Pour mieux faire comprendre l'usage des formules, j'ai pris le soin d'en faire de nombreuses applications; et quand j'ai dû tirer de la Connaissance des Tems les données relatives aux problèmes d'astronomie, j'ai formé tous les exemples pour l'année 1836, parce que cet ouvrage a reçu récemment des améliorations, et est arrivé maintenant au degré de perfection qu'il était loin d'avoir dans les temps antérieurs...

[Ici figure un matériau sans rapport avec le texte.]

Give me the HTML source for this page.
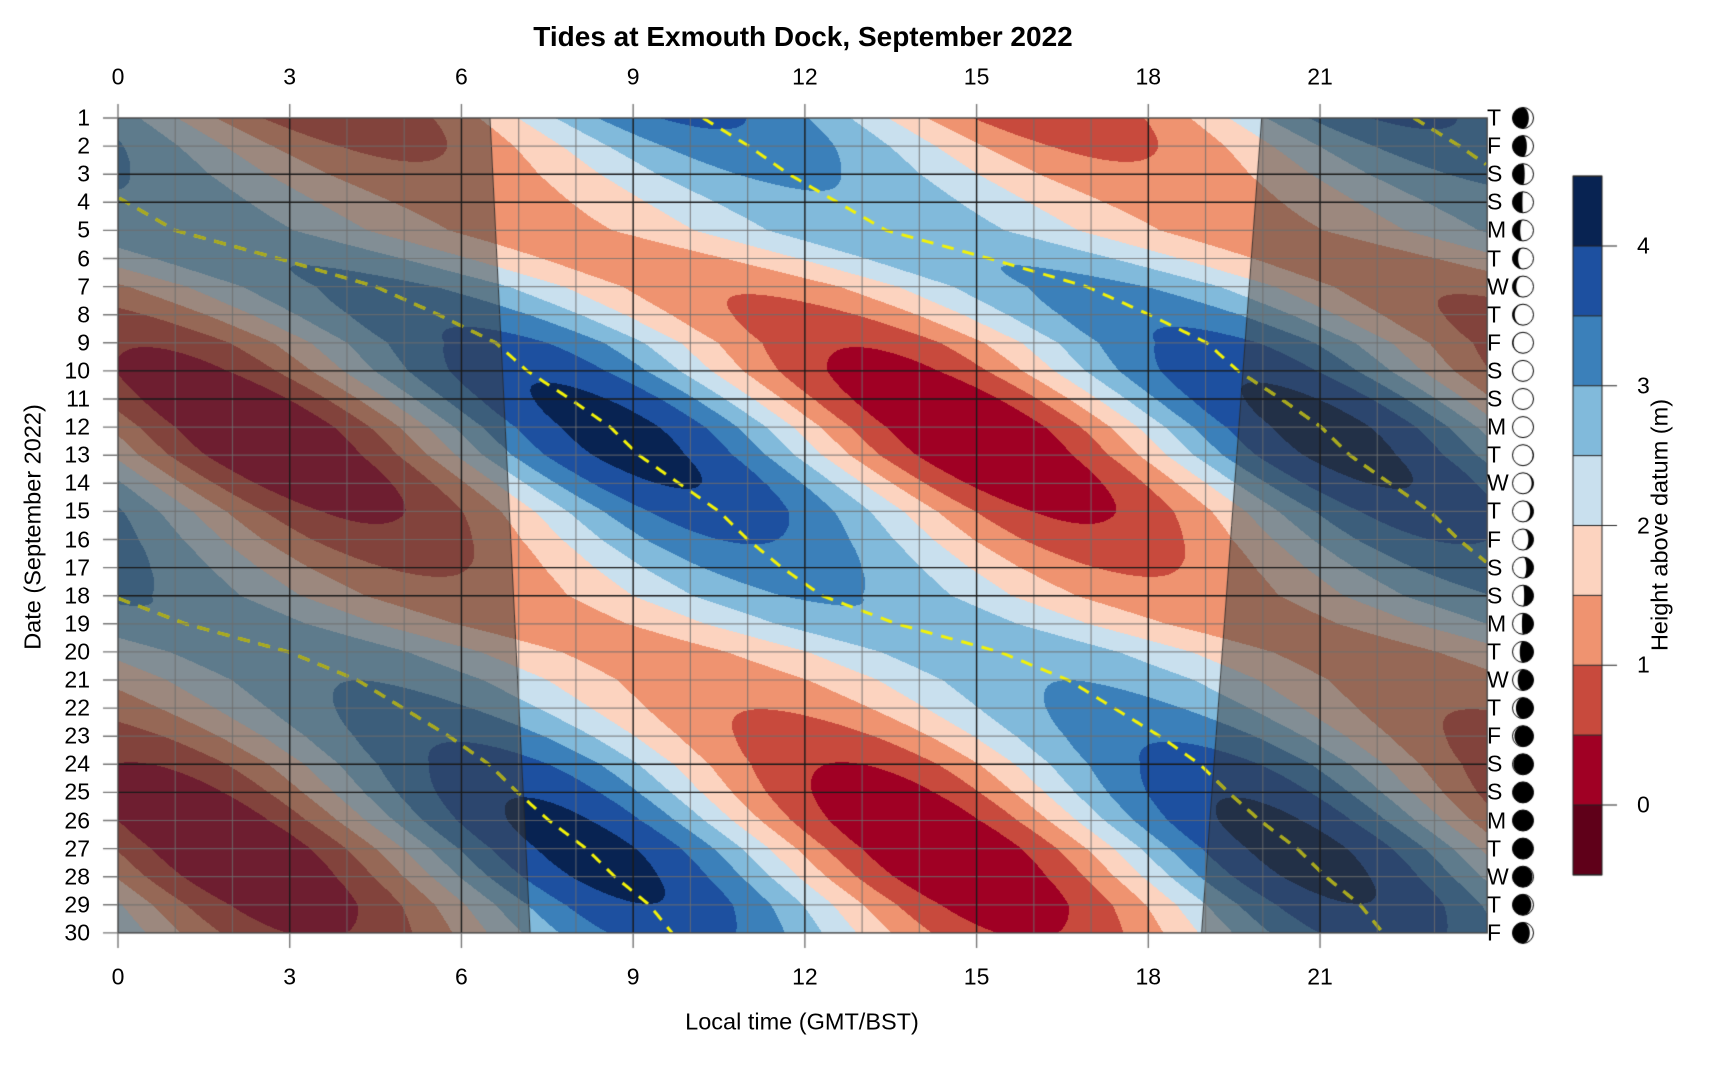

L'ouvrage que je présente au public est composé de sujets que depuis long-temps je professe à la Faculté des Sciences de Paris. Ce livre sera particulièrement utile aux élèves qui suivent mes Cours, et aux ingénieurs que leurs fonctions appellent à faire des opérations géodésiques. Au reste, il s'en faut de beaucoup que tous les sujets que j'ai renfermés dans ce Traité aient été enseignés dans mes Cours. La Topographie ne présente pas de doctrines assez élevées pour mériter d'être traitée à la Faculté des Sciences; le dessin des cartes de géographie est d'une nature spéciale qui se rattache à la Géométrie descriptive; une grande partie de la Géomorphie et de la Navigation rentre dans les attributions du professeur d'Astronomie, etc.

Je terminerai en exprimant ma reconnaissance envers M. le colonel Corabœuf, qui a bien voulu m'aider de ses excellens conseils, et redresser quelques erreurs qui m'étaient échappées.